We’ll do that with the group_by()
function, which accepts a field/column name and works in concert with the summarize()
function to run those descriptive statistics across the group rather than the whole column.
Then we can arrange the result to see the top loan recipients by industry.
ppp_150k_clean_naics %>% #our leftside table
left_join(naics, #our rightside table
by = c('NAICS_initial' = 'naics_initial_code') #our left and right match columns
) %>%
group_by(naics_title) %>% #group by our newly joined naics description
summarize(total = sum(InitialApprovalAmount)) %>% #give us the sum for each group.
arrange(desc(total)) #arrange in descening order by total
If we want to get really fancy, we can use a nifty function from the janitor
package to calculate totals and percentages, then pipe everything to our kable()
function to make it extra pretty.
ppp_150k_clean_naics %>% #our leftside table
left_join(naics, #our rightside table
by = c('NAICS_initial' = 'naics_initial_code') #our left and right match columns
) %>%
group_by(naics_title) %>% #group by our newly joined naics description
summarize(total = sum(InitialApprovalAmount)) %>% #give us the sum for each group.

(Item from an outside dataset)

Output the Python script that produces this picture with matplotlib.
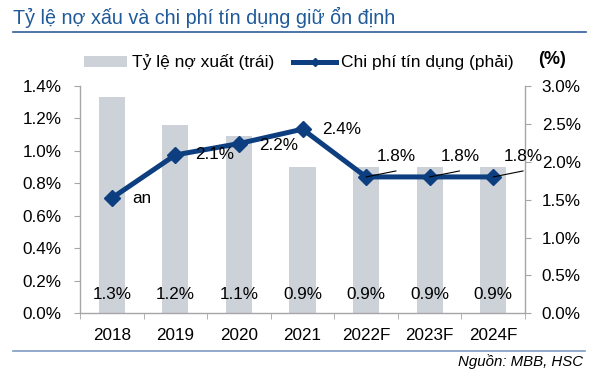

arrange(desc(total)) #arrange in descening order by total
adorn_totals() %>% #add a total row at the end
adorn_percentages('col') %>% #the next three lines format percentages
adorn_pct_formatting() %>%
adorn_ns(position = "front") %>%
kable('simple') #pipe it all into a prettier format
Wrapping up
And there we go!
With a few lines of code, we can quickly see that, at least nationally, the construction industry claimed almost 14% of the initial large loans (those greater than $150,000) through the Paycheck Protection Program, followed by the healthcare and manufacturing industries.
That may be different for North Carolina, or for a specific county and city.
There are certainly more questions we could ask and answer of the data using just these new tools in our arsenal.